Article in press

A new article, “Natural statistics of infants’ everyday motor experiences relate to sitting and walking development” was accepted at Developmental Psychology. The article was authored by John Franchak, Hailey Rousey, and Hanzhi Wang. This was a fully reproducible manuscript, and the data and code required to compile the manuscript are available on OSF. A preprint is available here.
Abstract
The current study reports the natural statistics of everyday motor experiences, measured throughout the day using wearable inertial sensors. Using a large data set of infants’ real-time upright, sitting, prone, supine, and held experiences, we investigated how age and motor skill relate to the frequency and bout structure of body position. Our analyses replicated past survey and observational work by showing that older infants (11-14 months) spend more time sitting and upright compared with younger infants (4-7 months), and that the emergence of sitting and walking skills may contribute to these age differences. Furthermore, our analyses were novel in revealing that a larger share of younger infants’ bouts were longer—lasting several minutes and even over an hour.
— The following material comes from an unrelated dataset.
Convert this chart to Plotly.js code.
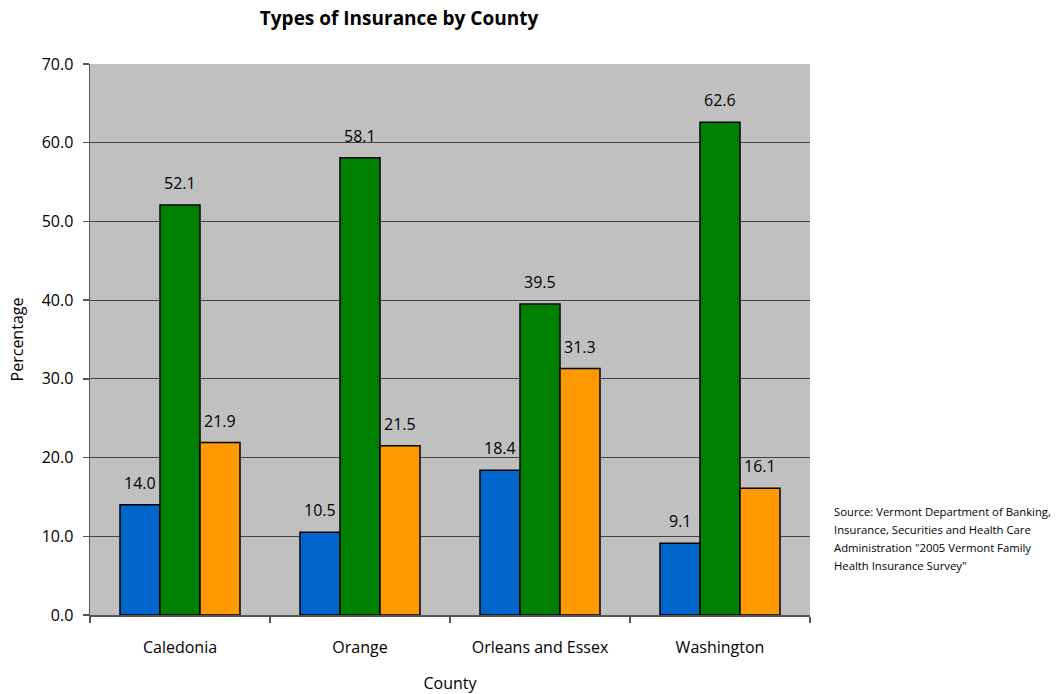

In contrast, older infants had a greater share of shorter bouts less than 1 minute long, suggesting they experience a greater mix of positions. Within older infants, bout duration distributions also varied according to walking skill. We discuss the importance of understanding the natural statistics of motor experiences at different timescales for characterizing infants’ opportunities for motor learning and perceptual-motor exploration in daily life.
Public Significance
Infants’ everyday movement relates to how they practice motor skills and learn about the surrounding world. Using data collected from wearable movement sensors that recorded for up to 10 hours in the home, we found that older versus younger infants spend their time in different movement activities. Older infants sit and stand more and experience more variation in movements, which may relate to changes in how they learn.